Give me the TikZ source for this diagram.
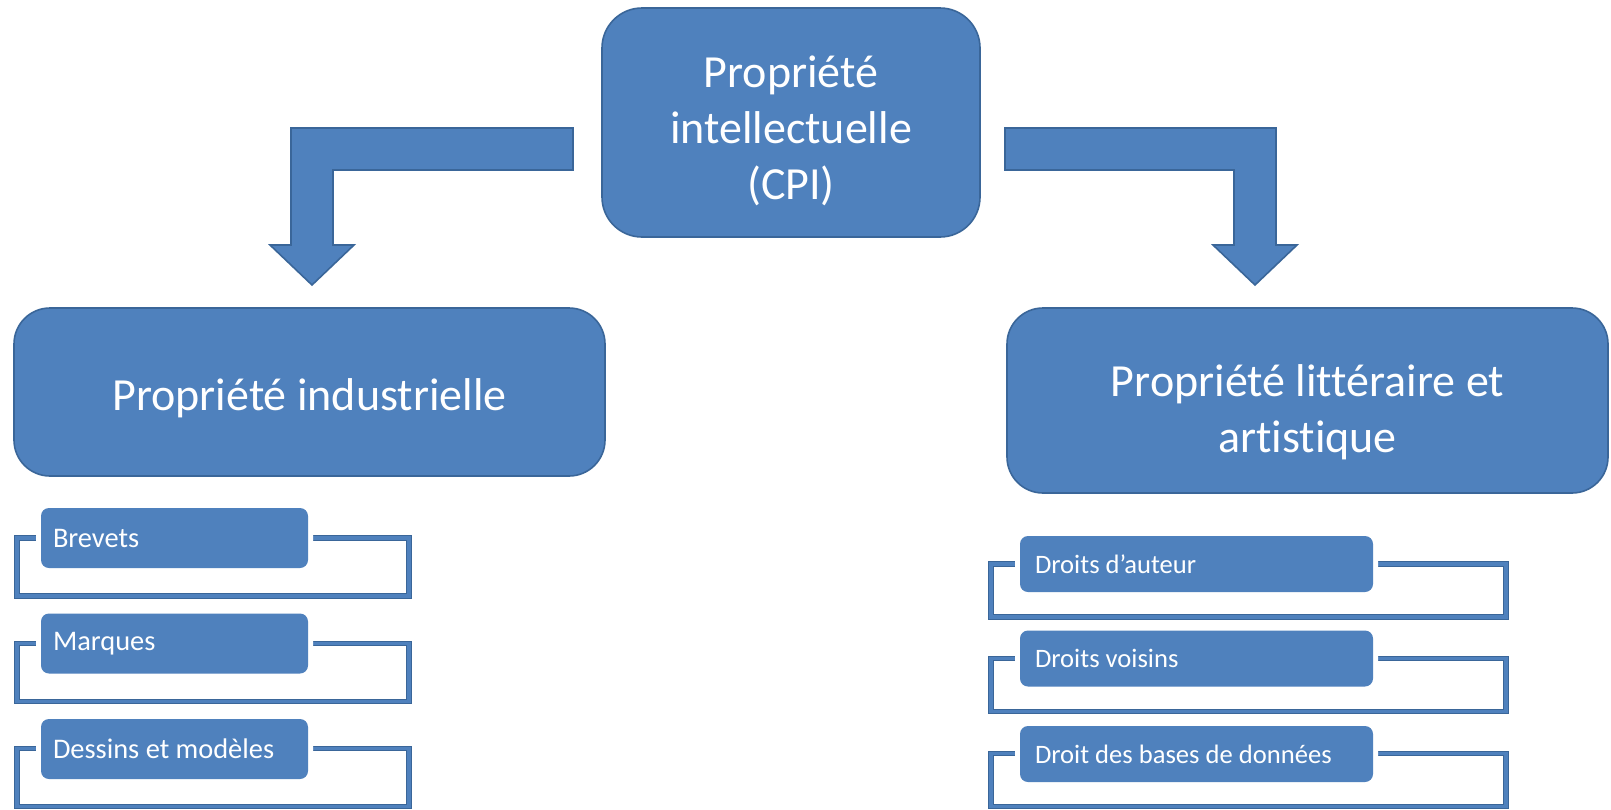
\documentclass[tikz,border=0pt]{standalone}
\usepackage{fontspec}
\setmainfont{Carlito}[Ligatures=NoCommon]
\definecolor{cpiblue}{HTML}{4F81BD}
\definecolor{cpiedge}{HTML}{3A6699}
\tikzset{
  bigbox/.style={draw=cpiedge, fill=cpiblue, line width=0.8pt, text=white,
    align=flush center, inner sep=0pt, font=\fontsize{23}{28}\selectfont},
  blockarrow/.style={draw=cpiedge, fill=cpiblue, line width=0.8pt, line join=miter},
  listframe/.style={draw=cpiedge, double=cpiblue, double distance=1.6pt,
    line width=0.5pt, inner sep=0pt},
  itembox/.style={fill=cpiblue, text=white, rounded corners=4pt, align=flush left,
    inner ysep=0pt, preaction={draw=white, line width=5pt}}
}
\begin{document}
\begin{tikzpicture}[x=0.5pt, y=-0.5pt]
  \useasboundingbox[fill=white] (0,0) rectangle (1611,809);

  % top box and its two block arrows
  \node[bigbox, rounded corners=20pt, minimum width=189pt, minimum height=114.5pt] (cpi) at (791,122.5) {\rule{0pt}{24pt}Propriété\\intellectuelle\\(CPI)};
  \draw[blockarrow] (573,128) -- (291,128) -- (291,245) -- (270,245) -- (312,285) -- (354,245) -- (333,245) -- (333,170) -- (573,170) -- cycle;
  \draw[blockarrow] (1005,128) -- (1276,128) -- (1276,245) -- (1297,245) -- (1255,285) -- (1213,245) -- (1234,245) -- (1234,170) -- (1005,170) -- cycle;

  % the two branches
  \node[bigbox, rounded corners=18pt, minimum width=295.5pt, minimum height=84pt] (indus) at (309.5,392) {\rule{0pt}{22.5pt}Propriété industrielle};
  \node[bigbox, rounded corners=18pt, minimum width=300.5pt, minimum height=92.5pt] (litt) at (1307.5,400.5) {\rule{0pt}{27.5pt}Propriété littéraire et\\artistique};

  % left list
  \node[listframe, minimum width=196pt, minimum height=29pt] (fbrevets) at (213,567) {};
  \node[itembox, minimum height=30pt, text width=121.5pt, inner xsep=6pt, font=\fontsize{14.2}{17}\selectfont] (brevets) at (174.5,538) {Brevets};
  \node[listframe, minimum width=196pt, minimum height=29pt] (fmarques) at (213,672.5) {};
  \node[itembox, minimum height=30pt, text width=121.5pt, inner xsep=6pt, font=\fontsize{14.2}{17}\selectfont] (marques) at (174.5,643.5) {Marques};
  \node[listframe, minimum width=196pt, minimum height=29pt] (fdessins) at (213,777.5) {};
  \node[itembox, minimum height=30pt, text width=121.5pt, inner xsep=6pt, font=\fontsize{14.2}{17}\selectfont] (dessins) at (174.5,749) {Dessins et modèles};

  % right list
  \node[listframe, minimum width=257.5pt, minimum height=26.5pt] (fauteur) at (1248.5,590.5) {};
  \node[itembox, minimum height=28pt, text width=161.5pt, inner xsep=7.5pt, font=\fontsize{13.3}{16}\selectfont] (auteur) at (1196.5,564) {Droits d’auteur};
  \node[listframe, minimum width=257.5pt, minimum height=26.5pt] (fvoisins) at (1248.5,685) {};
  \node[itembox, minimum height=28pt, text width=161.5pt, inner xsep=7.5pt, font=\fontsize{13.3}{16}\selectfont] (voisins) at (1196.5,658.5) {Droits voisins};
  \node[listframe, minimum width=257.5pt, minimum height=26.5pt] (fbases) at (1248.5,780) {};
  \node[itembox, minimum height=28pt, text width=161.5pt, inner xsep=7.5pt, font=\fontsize{13.3}{16}\selectfont] (bases) at (1196.5,754) {Droit des bases de données};
\end{tikzpicture}
\end{document}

********

=== PROBLEM TO WORK ON ===
Return the material word for word. Pictures are not part of the copy.

=== REPLY ===
Give me the TikZ source for this diagram.
\documentclass[tikz,border=0pt]{standalone}
\usepackage{fontspec}
\setmainfont{Carlito}[Ligatures=NoCommon]
\definecolor{cpiblue}{HTML}{4F81BD}
\definecolor{cpiedge}{HTML}{3A6699}
\tikzset{
  bigbox/.style={draw=cpiedge, fill=cpiblue, line width=0.8pt, text=white,
    align=flush center, inner sep=0pt, font=\fontsize{23}{28}\selectfont},
  blockarrow/.style={draw=cpiedge, fill=cpiblue, line width=0.8pt, line join=miter},
  listframe/.style={draw=cpiedge, double=cpiblue, double distance=1.6pt,
    line width=0.5pt, inner sep=0pt},
  itembox/.style={fill=cpiblue, text=white, rounded corners=4pt, align=flush left,
    inner ysep=0pt, preaction={draw=white, line width=5pt}}
}
\begin{document}
\begin{tikzpicture}[x=0.5pt, y=-0.5pt]
  \useasboundingbox[fill=white] (0,0) rectangle (1611,809);

  % top box and its two block arrows
  \node[bigbox, rounded corners=20pt, minimum width=189pt, minimum height=114.5pt] (cpi) at (791,122.5) {\rule{0pt}{24pt}Propriété\\intellectuelle\\(CPI)};
  \draw[blockarrow] (573,128) -- (291,128) -- (291,245) -- (270,245) -- (312,285) -- (354,245) -- (333,245) -- (333,170) -- (573,170) -- cycle;
  \draw[blockarrow] (1005,128) -- (1276,128) -- (1276,245) -- (1297,245) -- (1255,285) -- (1213,245) -- (1234,245) -- (1234,170) -- (1005,170) -- cycle;

  % the two branches
  \node[bigbox, rounded corners=18pt, minimum width=295.5pt, minimum height=84pt] (indus) at (309.5,392) {\rule{0pt}{22.5pt}Propriété industrielle};
  \node[bigbox, rounded corners=18pt, minimum width=300.5pt, minimum height=92.5pt] (litt) at (1307.5,400.5) {\rule{0pt}{27.5pt}Propriété littéraire et\\artistique};

  % left list
  \node[listframe, minimum width=196pt, minimum height=29pt] (fbrevets) at (213,567) {};
  \node[itembox, minimum height=30pt, text width=121.5pt, inner xsep=6pt, font=\fontsize{14.2}{17}\selectfont] (brevets) at (174.5,538) {Brevets};
  \node[listframe, minimum width=196pt, minimum height=29pt] (fmarques) at (213,672.5) {};
  \node[itembox, minimum height=30pt, text width=121.5pt, inner xsep=6pt, font=\fontsize{14.2}{17}\selectfont] (marques) at (174.5,643.5) {Marques};
  \node[listframe, minimum width=196pt, minimum height=29pt] (fdessins) at (213,777.5) {};
  \node[itembox, minimum height=30pt, text width=121.5pt, inner xsep=6pt, font=\fontsize{14.2}{17}\selectfont] (dessins) at (174.5,749) {Dessins et modèles};

  % right list
  \node[listframe, minimum width=257.5pt, minimum height=26.5pt] (fauteur) at (1248.5,590.5) {};
  \node[itembox, minimum height=28pt, text width=161.5pt, inner xsep=7.5pt, font=\fontsize{13.3}{16}\selectfont] (auteur) at (1196.5,564) {Droits d’auteur};
  \node[listframe, minimum width=257.5pt, minimum height=26.5pt] (fvoisins) at (1248.5,685) {};
  \node[itembox, minimum height=28pt, text width=161.5pt, inner xsep=7.5pt, font=\fontsize{13.3}{16}\selectfont] (voisins) at (1196.5,658.5) {Droits voisins};
  \node[listframe, minimum width=257.5pt, minimum height=26.5pt] (fbases) at (1248.5,780) {};
  \node[itembox, minimum height=28pt, text width=161.5pt, inner xsep=7.5pt, font=\fontsize{13.3}{16}\selectfont] (bases) at (1196.5,754) {Droit des bases de données};
\end{tikzpicture}
\end{document}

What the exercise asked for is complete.